In June 1951, his body was shipped to Pickens County, Alabama for the final burial in the Graham Memorial Cemetery in Reform, AL.  The body was accompanied by a Marine honor guard who remained until the funeral service was complete.  The relatives Dennis loved so much came to the full military and Christian funeral:  his family, Grandparents John Rufus and Minnie Lee Vaughn, Uncles and Aunts: Prentis Vaughn and Minnie Pearl; Curtis and Doris Vaughn; Herman and Mary Ella Vaughn; Mertis and Nita Vaughn; Tim Vaughn; Willie Bea and Frank Lee as well as many other relatives, and hundreds of friends.  The Marine who was present as honor guard, with the help of a member of the local militia, folded the American flag into a triangle with three stars showing on a blue background (as was the correct folding of the flag with 48 states) and presented the flag to Lillie Mae.

Thus we honor the memory of Jack Dennis Vaughn born August 9, 1931 at Wahalak, Mississippi; died September 20, 1950 near Yongdung-po, Korea.

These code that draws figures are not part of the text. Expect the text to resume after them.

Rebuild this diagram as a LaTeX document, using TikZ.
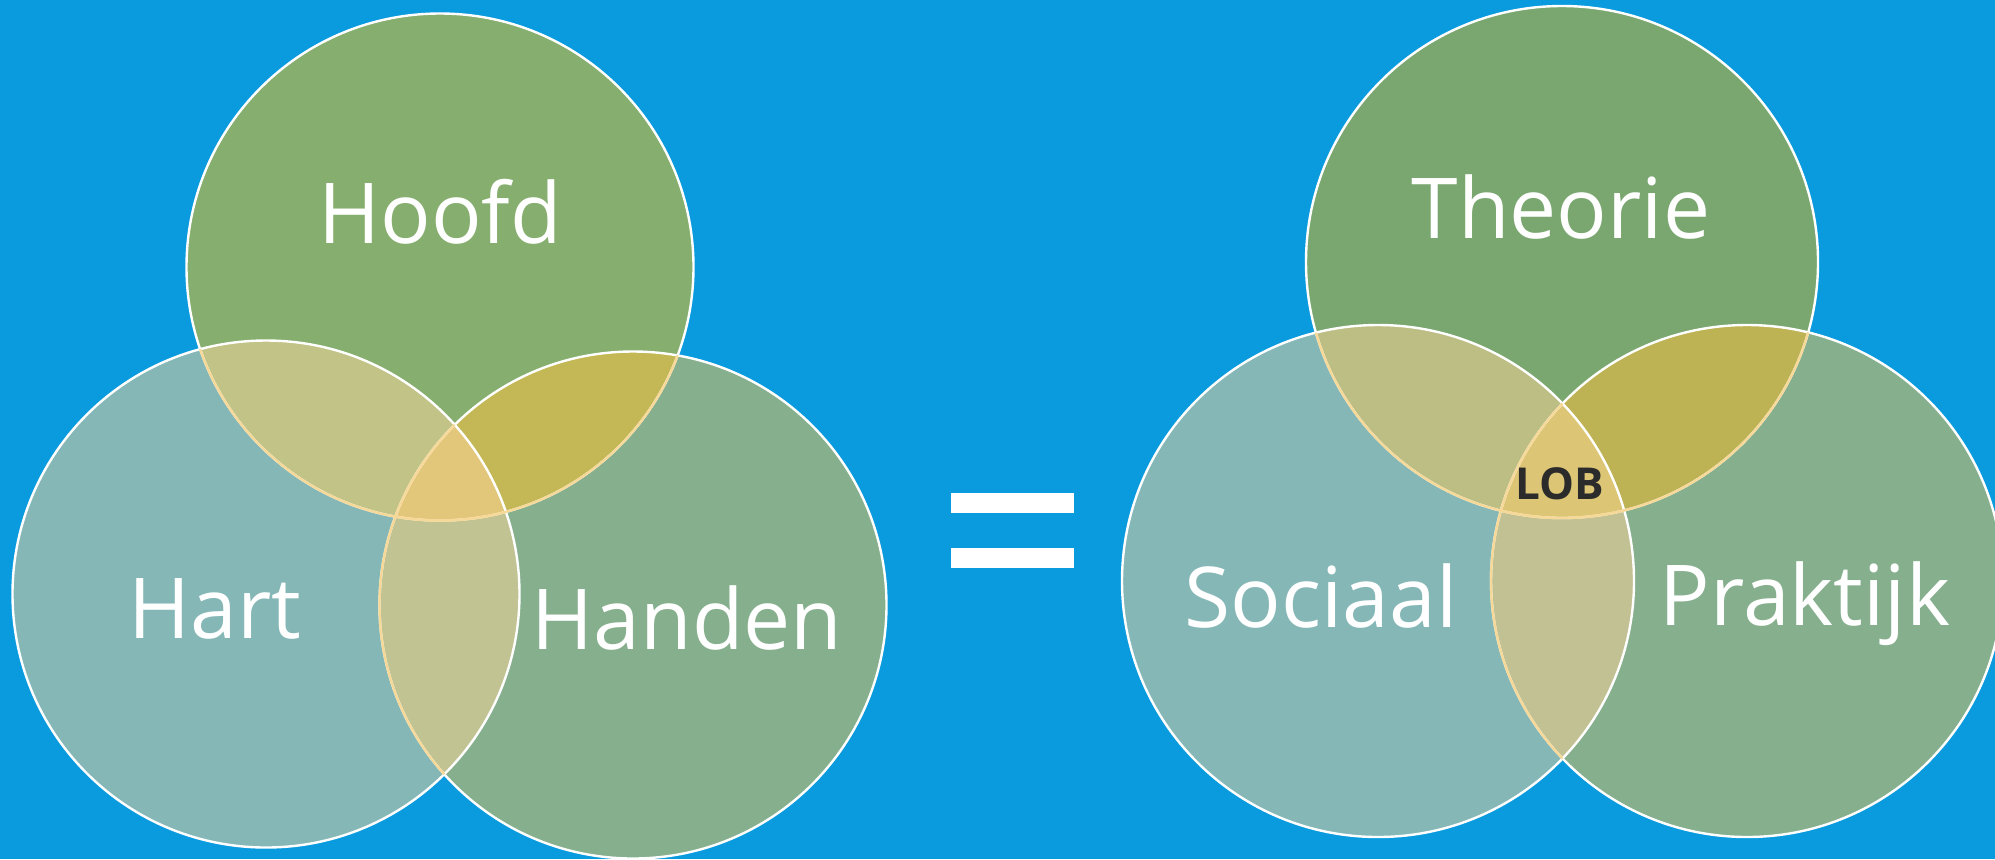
\documentclass[tikz,border=0pt]{standalone}
\usepackage{fontspec}
\setmainfont{Open Sans}

\definecolor{bgblue}{HTML}{0A9BDF}
\definecolor{rimcream}{HTML}{F6D998}
% left diagram
\definecolor{hoofdgreen}{HTML}{86AE6E}
\definecolor{hartteal}{HTML}{86B7B7}
\definecolor{handengreen}{HTML}{86AF8E}
\definecolor{hoofdhart}{HTML}{C2C387}
\definecolor{hoofdhanden}{HTML}{C3B855}
\definecolor{harthanden}{HTML}{C1C393}
\definecolor{allthree}{HTML}{E2C77A}
% right diagram
\definecolor{theoriegreen}{HTML}{79A76F}
\definecolor{theoriesociaal}{HTML}{BCBE84}
\definecolor{theoriepraktijk}{HTML}{BDB254}
\definecolor{sociaalpraktijk}{HTML}{C2C193}
\definecolor{lobgold}{HTML}{DCC574}

\begin{document}
\begin{tikzpicture}[x=0.5pt,y=-0.5pt,
    venntext/.style={text=white,anchor=base,font=\fontsize{42}{50}\selectfont},
    lobtext/.style={text=black!83,anchor=base,font=\bfseries\fontsize{22}{26}\selectfont},
    rim/.style={draw=white,line width=1.2pt},
    creamrim/.style={draw=rimcream,line width=1.2pt}]
    \useasboundingbox[fill=bgblue] (0,0) rectangle (1995,859);
    \def\rl{126.75pt}
    \def\rr{128pt}
    % circle centres
    \coordinate (hoofd) at (440,267);
    \coordinate (hart) at (266,594);
    \coordinate (handen) at (633,605);
    \coordinate (theorie) at (1562,262);
    \coordinate (sociaal) at (1378,581);
    \coordinate (praktijk) at (1747,581);
    % Left diagram: single circles
    \fill[hoofdgreen] (hoofd) circle[radius=\rl];
    \fill[hartteal] (hart) circle[radius=\rl];
    \fill[handengreen] (handen) circle[radius=\rl];
    % Left diagram: overlaps
    \begin{scope}
      \clip (hoofd) circle[radius=\rl];
      \fill[hoofdhart] (hart) circle[radius=\rl];
      \fill[hoofdhanden] (handen) circle[radius=\rl];
    \end{scope}
    \begin{scope}
      \clip (hart) circle[radius=\rl];
      \fill[harthanden] (handen) circle[radius=\rl];
      \clip (handen) circle[radius=\rl];
      \fill[allthree] (hoofd) circle[radius=\rl];
    \end{scope}
    % Right diagram: single circles
    \fill[theoriegreen] (theorie) circle[radius=\rr];
    \fill[hartteal] (sociaal) circle[radius=\rr];
    \fill[handengreen] (praktijk) circle[radius=\rr];
    % Right diagram: overlaps
    \begin{scope}
      \clip (theorie) circle[radius=\rr];
      \fill[theoriesociaal] (sociaal) circle[radius=\rr];
      \fill[theoriepraktijk] (praktijk) circle[radius=\rr];
    \end{scope}
    \begin{scope}
      \clip (sociaal) circle[radius=\rr];
      \fill[sociaalpraktijk] (praktijk) circle[radius=\rr];
      \clip (praktijk) circle[radius=\rr];
      \fill[lobgold] (theorie) circle[radius=\rr];
    \end{scope}
    % White rims
    \foreach \c in {hoofd,hart,handen} {
      \draw[rim] (\c) circle[radius=\rl];
    }
    \foreach \c in {theorie,sociaal,praktijk} {
      \draw[rim] (\c) circle[radius=\rr];
    }
    % Rims that lie under another circle look cream
    \foreach \c in {hart,handen} {
      \begin{scope}
        \clip (\c) circle[radius=\rl];
        \draw[creamrim] (hoofd) circle[radius=\rl];
      \end{scope}
    }
    \begin{scope}
      \clip (hart) circle[radius=\rl];
      \draw[creamrim] (handen) circle[radius=\rl];
    \end{scope}
    \foreach \c in {sociaal,praktijk} {
      \begin{scope}
        \clip (\c) circle[radius=\rr];
        \draw[creamrim] (theorie) circle[radius=\rr];
      \end{scope}
    }
    \begin{scope}
      \clip (sociaal) circle[radius=\rr];
      \draw[creamrim] (praktijk) circle[radius=\rr];
    \end{scope}
    % Equals sign
    \fill[white] (951,493) rectangle (1074,513);
    \fill[white] (951,548) rectangle (1074,568);
    % Labels
    \node[venntext] (hoofdtext) at (440,243) {Hoofd};
    \node[venntext] (harttext) at (215,638) {Hart};
    \node[venntext] (handentext) at (687,649) {Handen};
    \node[venntext] (theorietext) at (1561,238) {Theorie};
    \node[venntext] (sociaaltext) at (1321,627) {Sociaal};
    \node[venntext] (praktijktext) at (1805,625) {Praktijk};
    \node[lobtext] (lob) at (1560,499) {LOB};
\end{tikzpicture}
\end{document}
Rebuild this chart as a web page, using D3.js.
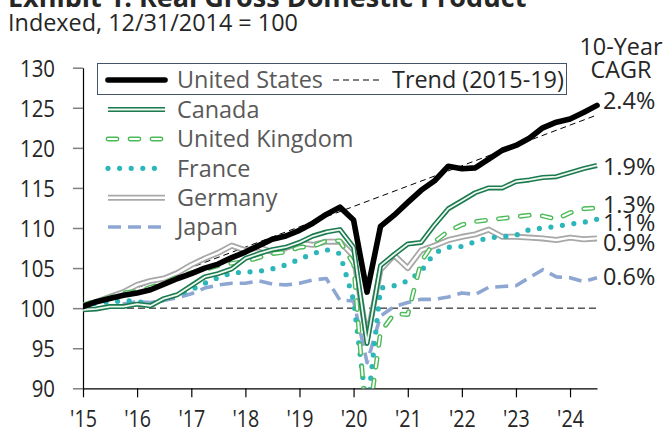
<!DOCTYPE html>
<html><head><meta charset="utf-8">
<script src="https://cdn.jsdelivr.net/npm/d3@7"></script>
<style>
body{margin:0;background:#fff;}
svg{display:block;font-family:"Open Sans",sans-serif;}
</style></head>
<body><svg id="c" width="664" height="434"></svg>
<script>
const quarters = ["2015Q1","2015Q2","2015Q3","2015Q4","2016Q1","2016Q2","2016Q3","2016Q4",
"2017Q1","2017Q2","2017Q3","2017Q4","2018Q1","2018Q2","2018Q3","2018Q4",
"2019Q1","2019Q2","2019Q3","2019Q4","2020Q1","2020Q2","2020Q3","2020Q4",
"2021Q1","2021Q2","2021Q3","2021Q4","2022Q1","2022Q2","2022Q3","2022Q4",
"2023Q1","2023Q2","2023Q3","2023Q4","2024Q1","2024Q2","2024Q3"];
const unitedStates = [100.2,100.8,101.2,101.6,101.9,102.3,103.0,103.7,104.3,105.0,105.5,106.3,
107.0,107.8,108.6,109.0,109.7,110.6,111.7,112.6,111.0,102.0,110.2,111.6,
113.2,114.7,115.9,117.7,117.4,117.5,118.6,119.7,120.3,121.2,122.5,123.2,123.6,124.4,125.3];
const canada = [99.8,99.9,100.2,100.2,100.5,100.3,101.2,101.7,102.8,103.9,104.3,104.9,
106.2,106.8,107.3,107.6,108.2,109.0,109.5,109.8,107.6,95.6,105.3,106.7,
108.0,108.2,110.4,112.4,113.4,114.4,115.0,115.0,115.8,116.0,116.3,116.4,116.9,117.4,117.8];
const unitedKingdom = [100.4,100.9,101.3,101.9,102.1,102.6,103.1,103.9,104.4,104.8,105.3,105.6,
105.8,106.3,106.8,107.0,107.6,107.7,108.4,108.4,105.5,84.5,97.0,99.3,
99.2,105.8,108.3,109.6,110.4,110.8,111.0,111.2,111.4,111.6,111.5,111.1,111.9,112.4,112.5];
const france = [100.4,100.6,100.8,100.9,100.9,100.4,101.1,101.7,102.3,103.1,103.8,104.4,
104.5,104.6,104.9,105.4,106.1,106.8,107.3,106.8,101.0,87.0,102.5,102.8,
103.4,104.6,106.9,107.6,107.7,108.3,108.8,108.9,109.1,109.8,110.0,110.2,110.5,110.7,111.1];
const germany = [100.2,100.8,101.4,102.0,102.9,103.4,103.7,104.4,105.4,106.2,106.9,107.8,
107.2,107.6,107.0,107.5,108.1,107.9,108.3,108.3,106.5,96.2,104.8,106.6,
105.0,107.2,107.8,108.5,108.9,109.2,109.8,108.9,108.9,108.8,108.7,108.5,108.8,108.6,108.7];
const japan = [100.0,99.9,100.2,100.5,100.8,100.7,101.0,101.3,101.8,102.5,102.9,103.1,
103.1,103.4,103.0,102.9,103.1,103.5,103.7,101.0,100.9,93.2,99.0,100.2,
100.7,101.1,101.1,101.4,101.9,101.7,102.6,102.7,102.8,103.8,104.8,103.9,103.8,103.3,103.8];
const trendQuarters = ["2015Q1","2024Q3"];
const trendValues = [100.0,124.1];
const baselineValue = 100;
const seriesNames = ["United States","Canada","United Kingdom","France","Germany","Japan"];
const cagrLabels = ["2.4%","1.9%","1.3%","1.1%","0.9%","0.6%"];
const yTicks = [90,95,100,105,110,115,120,125,130];
const xTickYears = [2015,2016,2017,2018,2019,2020,2021,2022,2023,2024];
const xTickLabels = ["'15","'16","'17","'18","'19","'20","'21","'22","'23","'24"];

const parseQ = q => new Date(+q.slice(0,4), (+q[5]-1)*3, 1);
const svg = d3.select("#c");
const x = d3.scaleTime().domain([new Date(2015,0,1), new Date(2024,6,1)]).range([83, 597]);
const y = d3.scaleLinear().domain([90,130]).range([388.3, 67.7]);

const ink = "#262626";
svg.append("text").attr("x",8).attr("y",7)
  .attr("font-size",27).attr("font-weight","bold").attr("fill",ink)
  .text("Exhibit 1: Real Gross Domestic Product");
svg.append("text").attr("x",8).attr("y",31)
  .attr("font-size",23.4).attr("fill",ink).text("Indexed, 12/31/2014 = 100");

const yAxis = svg.append("g").attr("transform","translate(83,0)")
  .call(d3.axisLeft(y).tickValues(yTicks).tickSize(10).tickSizeOuter(0));
yAxis.select(".domain").attr("stroke","#000").attr("stroke-width",1.2);
yAxis.selectAll(".tick line").attr("stroke","#7f7f7f").attr("stroke-width",1.5);
yAxis.selectAll(".tick text").attr("x",null).attr("dy",null)
  .attr("transform","translate(-28,8.5) scale(0.85,1)")
  .attr("font-size",24).attr("font-family","Open Sans").attr("fill",ink);

const xAxis = svg.append("g").attr("transform","translate(0,388.3)")
  .call(d3.axisBottom(x).tickValues(xTickYears.map(v=>new Date(v,0,1)))
    .tickFormat((d,i)=>xTickLabels[i]).tickSize(9).tickSizeOuter(0));
xAxis.select(".domain").attr("stroke","#000").attr("stroke-width",1.2);
xAxis.selectAll(".tick line").attr("stroke","#000").attr("stroke-width",1.2);
xAxis.selectAll(".tick text").attr("y",null).attr("dy",null)
  .attr("transform","translate(0,39) scale(0.82,1)")
  .attr("font-size",24).attr("font-family","Open Sans").attr("fill",ink);

svg.append("clipPath").attr("id","plot").append("rect")
  .attr("x",83).attr("y",60).attr("width",520).attr("height",328.3);
const plot = svg.append("g").attr("clip-path","url(#plot)");

const line = d3.line().x((d,i)=>x(parseQ(quarters[i]))).y(d=>y(d));

plot.append("line").attr("x1",x.range()[0]).attr("x2",x.range()[1])
  .attr("y1",y(baselineValue)).attr("y2",y(baselineValue))
  .attr("stroke","#000").attr("stroke-width",1).attr("stroke-dasharray","7 4");
plot.append("path").datum(trendValues)
  .attr("d", d3.line().x((d,i)=>x(parseQ(trendQuarters[i]))).y(d=>y(d)))
  .attr("fill","none").attr("stroke","#000").attr("stroke-width",1).attr("stroke-dasharray","6 4");

const styles = {
  "Japan":[{stroke:"#8ea6d2",w:3.6,dash:"13 7"}],
  "Germany":[{stroke:"#a8a8a8",w:6},{stroke:"#fff",w:2.4}],
  "France":[{stroke:"#2bb6b9",w:5.2,dash:"0 11.6",cap:"round"}],
  "United Kingdom":[{stroke:"#4dba59",w:4.8,dash:"9 13",cap:"round"},{stroke:"#fff",w:2,dash:"9 13",cap:"round"}],
  "Canada":[{stroke:"#1b7a4f",w:5},{stroke:"#eef8f1",w:1.8}],
  "United States":[{stroke:"#000",w:5.6,cap:"round"}]
};
const dataByName = {"United States":unitedStates,"Canada":canada,"United Kingdom":unitedKingdom,
  "France":france,"Germany":germany,"Japan":japan};
function drawStyled(g, d, st, gen){
  st.forEach(s=>{
    g.append("path").datum(d).attr("d",gen).attr("fill","none")
      .attr("stroke",s.stroke).attr("stroke-width",s.w)
      .attr("stroke-dasharray",s.dash||null)
      .attr("stroke-linecap",s.cap||"butt").attr("stroke-linejoin","round");
  });
}
["Japan","Germany","France","United Kingdom","Canada","United States"].forEach(n=>{
  drawStyled(plot, dataByName[n], styles[n], line);
});

svg.append("rect").attr("x",97.5).attr("y",63.5).attr("width",469).attr("height",31)
  .attr("fill","#fff").attr("stroke","#44546a").attr("stroke-width",1);
const legRowY = [80,109.5,139,168.3,197.7,227];
seriesNames.forEach((n,i)=>{
  const cy = legRowY[i];
  drawStyled(svg, [[108,cy],[165,cy]], styles[n], d3.line());
  svg.append("text").attr("x",177).attr("y",cy+8.3).attr("font-size",23.4)
    .attr("fill","#595959").text(n);
});
svg.append("line").attr("x1",333).attr("x2",383).attr("y1",80).attr("y2",80)
  .attr("stroke","#000").attr("stroke-width",1).attr("stroke-dasharray","6 4");
svg.append("text").attr("x",392).attr("y",88.3).attr("font-size",23.4).attr("fill",ink)
  .text("Trend (2015-19)");

svg.append("text").attr("x",621).attr("y",55).attr("text-anchor","middle")
  .attr("font-size",23.4).attr("fill",ink).text("10-Year");
svg.append("text").attr("x",621).attr("y",78).attr("text-anchor","middle")
  .attr("font-size",23.4).attr("fill",ink).text("CAGR");
const labelY = [109,175,213,231,251,285];
cagrLabels.forEach((t,i)=>{
  svg.append("text").attr("x",603).attr("y",labelY[i]).attr("font-size",23.4)
    .attr("fill",ink).text(t);
});
</script></body></html>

Loved by his family, Hero, Patriot, U.S. Marine, Christian.

Awards (reference): http://www.abmc.gov/search-korean-war-veterans-memorial-honor-roll/detail/Korea_32828#.VSXgcvnF_1g

Purple Heart

National Defense Service Medal

Korean Service Medal

Republic of Korea Presidential Unit Citation

United Nations Service Medal

Republic of Korea War Service Medal

Combat Action Ribbon (Navy)

Comments (2)

Thank you, Otis, for honoring your brother. It was a privilege for me to honor one of America’s fallen hero’s on this web site. Thank you for submitting this tribute. Pete Hester

I thank you too, Otis, for honoring your brother. Of all the Americans who were killed or wounded in the Korean War, I believe your brother is the only one whom I knew anything about. Of course, I never knew your brother, but I did know you as a friend and classmate of Pete. Your remembrance of your brother was a very interesting read. It reminded me of how much times have changed. In your brother’s day, signal corpsmen had to manually run their telephone lines through very dangerous enemy territory. Now, they just bounce a signal off a satellite.